Their third fight was another incredibly close and competitive one waged at the highest level of boxing. It was everything that is right about the sport: two great competitors and future Hall of Famers leaving everything they have in the ring.
In the end, however, it was Pacquiao who got the nod. Judge Glenn Trowbridge gave it to Pacquiao 116-112, Dave Moretti had it 115-113, and Robert Hoyle had it 114-114. ESPN.com also had it 114-114.
"The fans of Marquez, of course, aren't happy, but my fans are happy," Pacquiao said. "I clearly won the fight. He is a good fighter, but I do my best. It is very clear that I won the fight."
Marquez was left singing the blues again, something he is used to with Pacquiao.
"This is the second robbery of the two that we had, and I think this was even more clear than the first," Marquez said. "We won with the clearer punches. The audience protested because they saw us win again. I thought I got robbed. It happens again and again. I don't know what else I can do to win."
Nacho Beristain, Marquez's Hall of Fame trainer, was outraged.
"I've always confided in this commission here, but this has been a robbery in the utmost," he said.
Two judges gave Pacquiao the 12th round, which was ragged and not definitive. Had Marquez -- who was told by Beristain that he was ahead -- won it on those cards, the fight would have been a draw.
The Filipino congressman has yet to definitively defeat Marquez, the lightweight champion who moved up in weight for a fight contracted at a catchweight of 144 pounds. His style just gives Pacquiao fits. Probably always will.
"He is a counterpuncher, waiting for my punches," Pacquiao said.
Marquez (53-6-1, 39 KOs) darted to an early lead as he flustered Pacquiao (54-3-2, 38 KOs), who earned $22 million plus a piece of the pay-per-view profits. He landed a lot of right hands and looked strong as a welterweight, where he had fought only once before but lost a lopsided decision to Mayweather in 2009.
Freddie Roach, Pacquiao's trainer, was concerned, telling Pacquiao he needed to pick it up after the sixth round. Pacquiao did just that, fighting his way back into the bout.
"It was a very close fight. It could have gone either way," Roach said. "I asked Manny to move to the right and he didn't."
The crowd was cheering wildly for Marquez, and an upset appeared to be brewing as he continued to land counter right hands.
Maybe Pacquiao, who made his third welterweight title defense, was feeling a little desperate as he tried to turn it into a slugfest and the fighters began to trade with abandon in the ninth round, when Pacquiao suffered a small cut over his right eye. It was just great theater to watch.

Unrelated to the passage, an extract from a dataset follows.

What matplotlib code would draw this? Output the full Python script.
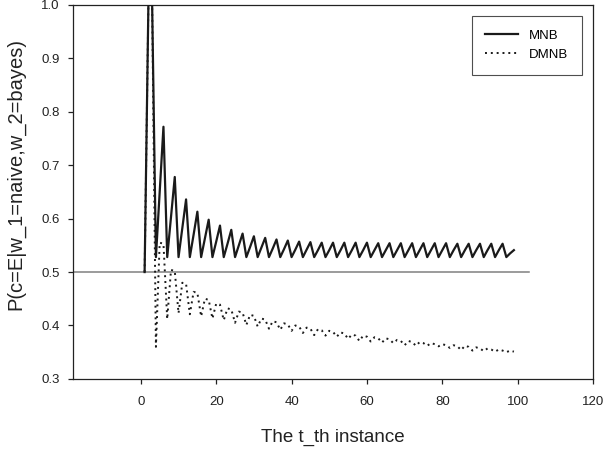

So will we see a fourth fight? With Mayweather sitting there, it seems unlikely -- assuming the sides can ever make a deal.
But Pacquiao is open to it.
"Anytime, anytime," he said. "I am a fighter. My job is to fight."
But Marquez, who made $5 million plus a percentage of the pay-per-view profits, isn't necessarily interested.
"It would be difficult to decide. Maybe I retire, maybe I don't," Marquez said. "It is so hard when you're fighting against a rival and also against the three judges."
If Marquez retires -- or doesn't -- Mayweather looms for Pacquiao. It's the fight the world wants to see -- no disrespect to Marquez.
"Let's get it on," Pacquiao said of Mayweather. "Let's make the fight happen and give the people a good fight."
The time is now. After seeing the way Pacquiao looked, how could Mayweather not want the fight?